**Task statement**
Everything from the first line down to the line containing "y_ticks = [14, 16, 18, 20, 22, 24, 26, 28, 30]" is to be retyped exactly, both ends included, with pictures left out.

**The input**
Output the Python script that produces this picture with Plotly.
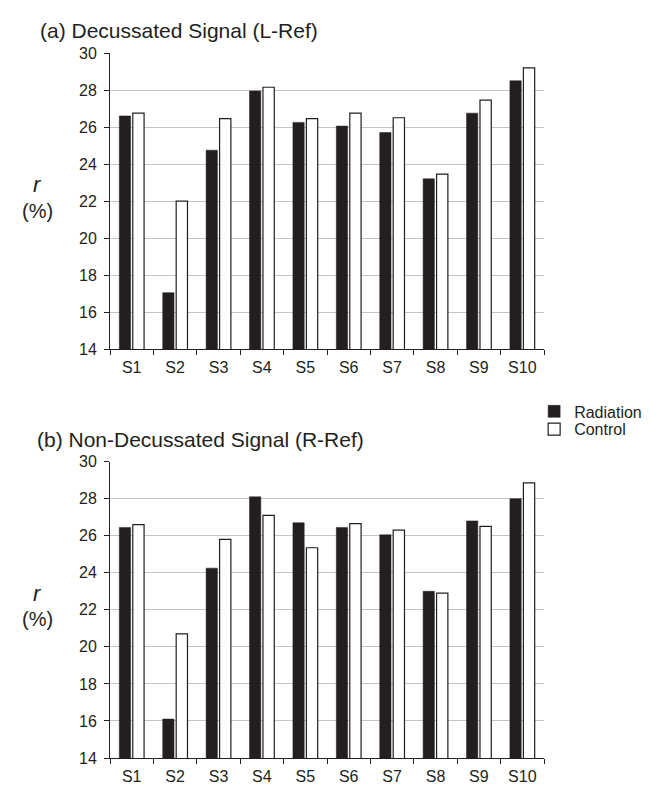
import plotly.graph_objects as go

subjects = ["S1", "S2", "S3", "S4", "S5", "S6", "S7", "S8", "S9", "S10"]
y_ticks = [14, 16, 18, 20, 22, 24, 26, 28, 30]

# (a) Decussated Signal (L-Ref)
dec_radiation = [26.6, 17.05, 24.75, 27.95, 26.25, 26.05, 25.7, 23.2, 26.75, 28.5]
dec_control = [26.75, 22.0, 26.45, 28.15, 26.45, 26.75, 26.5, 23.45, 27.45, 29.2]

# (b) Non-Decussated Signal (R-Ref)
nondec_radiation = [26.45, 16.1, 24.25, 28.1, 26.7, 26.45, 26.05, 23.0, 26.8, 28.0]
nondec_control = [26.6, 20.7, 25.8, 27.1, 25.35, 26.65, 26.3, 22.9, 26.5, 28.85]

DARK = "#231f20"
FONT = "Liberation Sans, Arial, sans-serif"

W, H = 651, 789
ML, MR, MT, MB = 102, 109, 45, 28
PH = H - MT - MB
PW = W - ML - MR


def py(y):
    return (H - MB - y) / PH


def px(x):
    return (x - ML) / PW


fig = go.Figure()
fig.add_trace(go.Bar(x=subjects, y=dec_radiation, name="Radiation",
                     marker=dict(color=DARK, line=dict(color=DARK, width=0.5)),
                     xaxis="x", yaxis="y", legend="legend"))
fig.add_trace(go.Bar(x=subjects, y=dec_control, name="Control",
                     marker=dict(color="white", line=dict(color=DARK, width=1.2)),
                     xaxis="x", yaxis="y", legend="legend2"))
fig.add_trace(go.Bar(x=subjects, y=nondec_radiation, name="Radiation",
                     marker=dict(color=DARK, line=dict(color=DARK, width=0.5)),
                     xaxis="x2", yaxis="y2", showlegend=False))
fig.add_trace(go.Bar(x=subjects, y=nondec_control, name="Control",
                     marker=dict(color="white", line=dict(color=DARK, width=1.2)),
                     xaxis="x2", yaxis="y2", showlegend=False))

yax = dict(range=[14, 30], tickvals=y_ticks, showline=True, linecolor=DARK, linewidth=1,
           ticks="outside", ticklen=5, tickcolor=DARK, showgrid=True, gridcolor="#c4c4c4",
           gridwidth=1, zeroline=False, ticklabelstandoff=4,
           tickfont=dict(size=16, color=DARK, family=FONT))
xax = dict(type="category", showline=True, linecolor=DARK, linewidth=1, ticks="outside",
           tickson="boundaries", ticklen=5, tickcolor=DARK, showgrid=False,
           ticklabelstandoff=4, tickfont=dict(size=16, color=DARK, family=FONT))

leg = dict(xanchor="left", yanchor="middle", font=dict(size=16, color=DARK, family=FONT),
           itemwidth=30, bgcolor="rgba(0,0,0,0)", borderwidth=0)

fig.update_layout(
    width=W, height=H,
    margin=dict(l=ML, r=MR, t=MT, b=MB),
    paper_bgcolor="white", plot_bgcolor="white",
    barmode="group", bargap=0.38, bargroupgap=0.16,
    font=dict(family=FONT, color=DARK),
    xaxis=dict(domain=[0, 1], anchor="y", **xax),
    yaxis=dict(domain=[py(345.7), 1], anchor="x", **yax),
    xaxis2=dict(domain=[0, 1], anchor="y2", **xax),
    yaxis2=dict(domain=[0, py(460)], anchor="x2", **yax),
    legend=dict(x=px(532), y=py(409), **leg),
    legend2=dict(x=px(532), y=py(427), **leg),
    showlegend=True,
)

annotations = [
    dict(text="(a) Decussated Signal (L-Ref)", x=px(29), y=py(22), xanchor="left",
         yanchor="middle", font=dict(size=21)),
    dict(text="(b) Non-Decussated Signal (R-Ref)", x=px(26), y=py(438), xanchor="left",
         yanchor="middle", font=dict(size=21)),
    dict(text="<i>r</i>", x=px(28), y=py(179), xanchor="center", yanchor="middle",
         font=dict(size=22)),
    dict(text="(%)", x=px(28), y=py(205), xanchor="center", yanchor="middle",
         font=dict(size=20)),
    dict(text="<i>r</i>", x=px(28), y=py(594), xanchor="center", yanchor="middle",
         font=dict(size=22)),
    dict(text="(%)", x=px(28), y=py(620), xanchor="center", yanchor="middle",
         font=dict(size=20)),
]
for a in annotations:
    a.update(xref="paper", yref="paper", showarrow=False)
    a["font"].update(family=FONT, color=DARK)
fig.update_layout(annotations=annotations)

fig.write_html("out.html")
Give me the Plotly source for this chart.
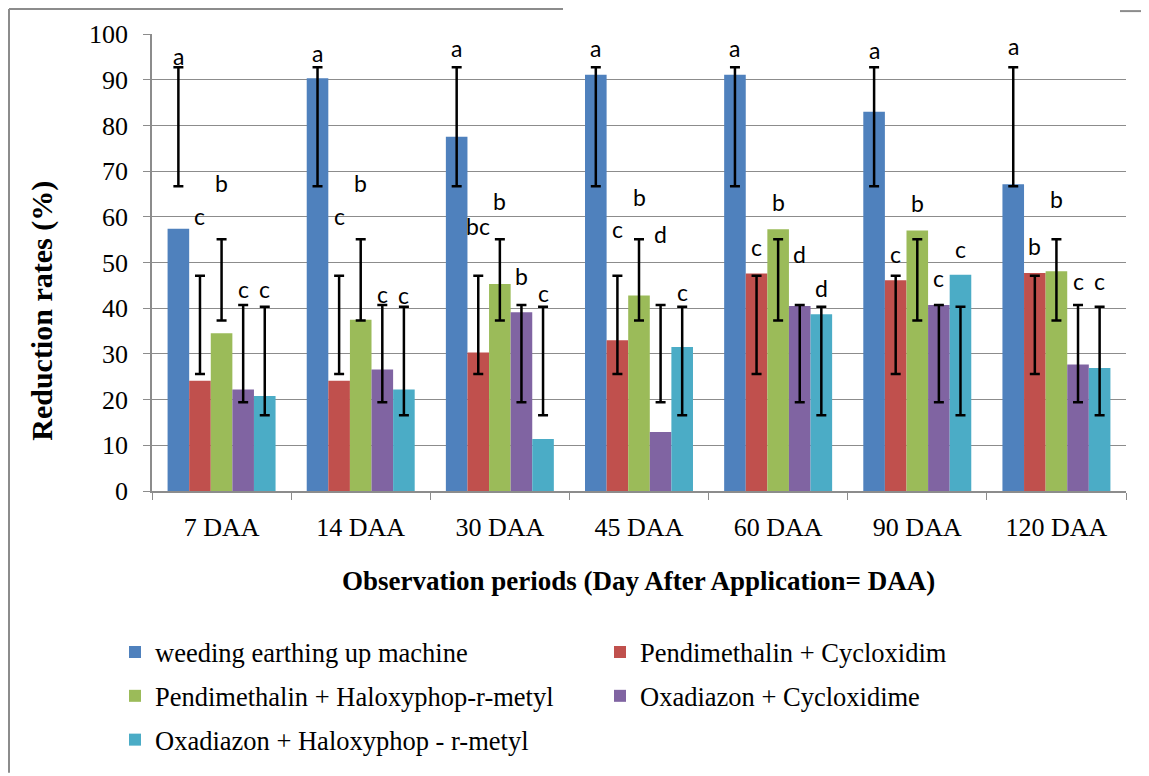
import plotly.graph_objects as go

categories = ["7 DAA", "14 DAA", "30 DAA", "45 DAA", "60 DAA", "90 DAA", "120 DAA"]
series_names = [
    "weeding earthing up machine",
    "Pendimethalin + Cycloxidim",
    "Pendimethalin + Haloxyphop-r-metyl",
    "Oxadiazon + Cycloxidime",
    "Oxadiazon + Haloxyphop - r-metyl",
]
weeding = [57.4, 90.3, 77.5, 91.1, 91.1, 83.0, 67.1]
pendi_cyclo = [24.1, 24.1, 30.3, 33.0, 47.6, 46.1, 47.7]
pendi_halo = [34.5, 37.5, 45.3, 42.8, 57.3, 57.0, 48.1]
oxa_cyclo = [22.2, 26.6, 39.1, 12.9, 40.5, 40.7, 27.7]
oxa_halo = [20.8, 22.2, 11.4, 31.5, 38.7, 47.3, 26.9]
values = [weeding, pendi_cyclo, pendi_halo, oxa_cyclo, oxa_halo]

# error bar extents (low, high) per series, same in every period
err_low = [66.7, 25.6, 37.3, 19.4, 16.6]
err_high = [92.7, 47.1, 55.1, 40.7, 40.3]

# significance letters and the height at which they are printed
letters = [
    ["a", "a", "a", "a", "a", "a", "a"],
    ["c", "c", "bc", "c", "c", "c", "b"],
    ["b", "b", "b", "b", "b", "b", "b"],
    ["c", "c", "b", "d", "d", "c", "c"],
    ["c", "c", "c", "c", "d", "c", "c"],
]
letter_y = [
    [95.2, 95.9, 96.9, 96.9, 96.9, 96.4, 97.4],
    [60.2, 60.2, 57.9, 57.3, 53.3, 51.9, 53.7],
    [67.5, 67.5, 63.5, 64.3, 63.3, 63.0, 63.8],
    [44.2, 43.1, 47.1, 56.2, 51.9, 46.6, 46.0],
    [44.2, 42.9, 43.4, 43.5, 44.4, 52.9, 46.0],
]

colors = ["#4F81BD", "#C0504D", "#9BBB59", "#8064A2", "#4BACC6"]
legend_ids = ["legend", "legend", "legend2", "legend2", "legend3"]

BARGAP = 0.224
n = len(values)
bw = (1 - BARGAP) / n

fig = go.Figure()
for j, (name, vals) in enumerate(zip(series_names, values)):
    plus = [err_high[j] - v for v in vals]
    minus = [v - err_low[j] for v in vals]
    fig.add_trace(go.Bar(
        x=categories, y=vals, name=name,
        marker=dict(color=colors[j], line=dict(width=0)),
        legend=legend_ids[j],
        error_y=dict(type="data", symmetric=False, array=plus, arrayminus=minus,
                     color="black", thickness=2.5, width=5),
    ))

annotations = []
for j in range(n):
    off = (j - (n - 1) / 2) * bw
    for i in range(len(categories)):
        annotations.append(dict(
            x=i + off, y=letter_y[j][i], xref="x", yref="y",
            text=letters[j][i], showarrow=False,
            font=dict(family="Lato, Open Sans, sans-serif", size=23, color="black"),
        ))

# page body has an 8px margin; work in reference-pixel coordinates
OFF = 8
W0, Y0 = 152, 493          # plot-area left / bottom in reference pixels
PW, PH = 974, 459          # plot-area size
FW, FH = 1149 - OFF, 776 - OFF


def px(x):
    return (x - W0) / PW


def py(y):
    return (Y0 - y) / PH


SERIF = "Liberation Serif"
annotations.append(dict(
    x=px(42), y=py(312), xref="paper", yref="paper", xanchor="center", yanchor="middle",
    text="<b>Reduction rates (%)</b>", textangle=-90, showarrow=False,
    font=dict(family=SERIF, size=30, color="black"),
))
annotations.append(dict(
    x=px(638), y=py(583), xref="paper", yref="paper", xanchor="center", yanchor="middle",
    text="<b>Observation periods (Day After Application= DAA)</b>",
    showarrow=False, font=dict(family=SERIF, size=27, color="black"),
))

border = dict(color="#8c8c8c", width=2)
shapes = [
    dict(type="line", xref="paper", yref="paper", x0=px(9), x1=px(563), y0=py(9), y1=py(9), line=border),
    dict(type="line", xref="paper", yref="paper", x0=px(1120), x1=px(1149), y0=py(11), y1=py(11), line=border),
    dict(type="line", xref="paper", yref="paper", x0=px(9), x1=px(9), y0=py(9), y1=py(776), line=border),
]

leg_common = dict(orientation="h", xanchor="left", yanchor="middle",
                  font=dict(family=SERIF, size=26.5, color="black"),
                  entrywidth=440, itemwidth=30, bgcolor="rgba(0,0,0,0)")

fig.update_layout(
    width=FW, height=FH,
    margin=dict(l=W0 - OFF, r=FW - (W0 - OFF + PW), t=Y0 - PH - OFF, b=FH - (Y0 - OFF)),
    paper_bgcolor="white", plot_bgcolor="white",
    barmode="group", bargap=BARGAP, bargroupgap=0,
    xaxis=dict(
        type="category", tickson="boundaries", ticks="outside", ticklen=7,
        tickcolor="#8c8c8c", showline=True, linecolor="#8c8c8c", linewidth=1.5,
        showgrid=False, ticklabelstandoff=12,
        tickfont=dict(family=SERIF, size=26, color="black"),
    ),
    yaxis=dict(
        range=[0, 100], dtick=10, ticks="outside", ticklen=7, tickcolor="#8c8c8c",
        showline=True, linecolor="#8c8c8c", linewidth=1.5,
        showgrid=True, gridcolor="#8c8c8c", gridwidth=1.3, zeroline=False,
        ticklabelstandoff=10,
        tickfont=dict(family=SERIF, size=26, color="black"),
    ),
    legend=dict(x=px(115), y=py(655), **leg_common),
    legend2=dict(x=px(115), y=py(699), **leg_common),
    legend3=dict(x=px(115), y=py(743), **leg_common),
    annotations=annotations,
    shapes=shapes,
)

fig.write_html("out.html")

**Solution to the exercise**
Output the Python script that produces this picture with Plotly.
import plotly.graph_objects as go

subjects = ["S1", "S2", "S3", "S4", "S5", "S6", "S7", "S8", "S9", "S10"]
y_ticks = [14, 16, 18, 20, 22, 24, 26, 28, 30]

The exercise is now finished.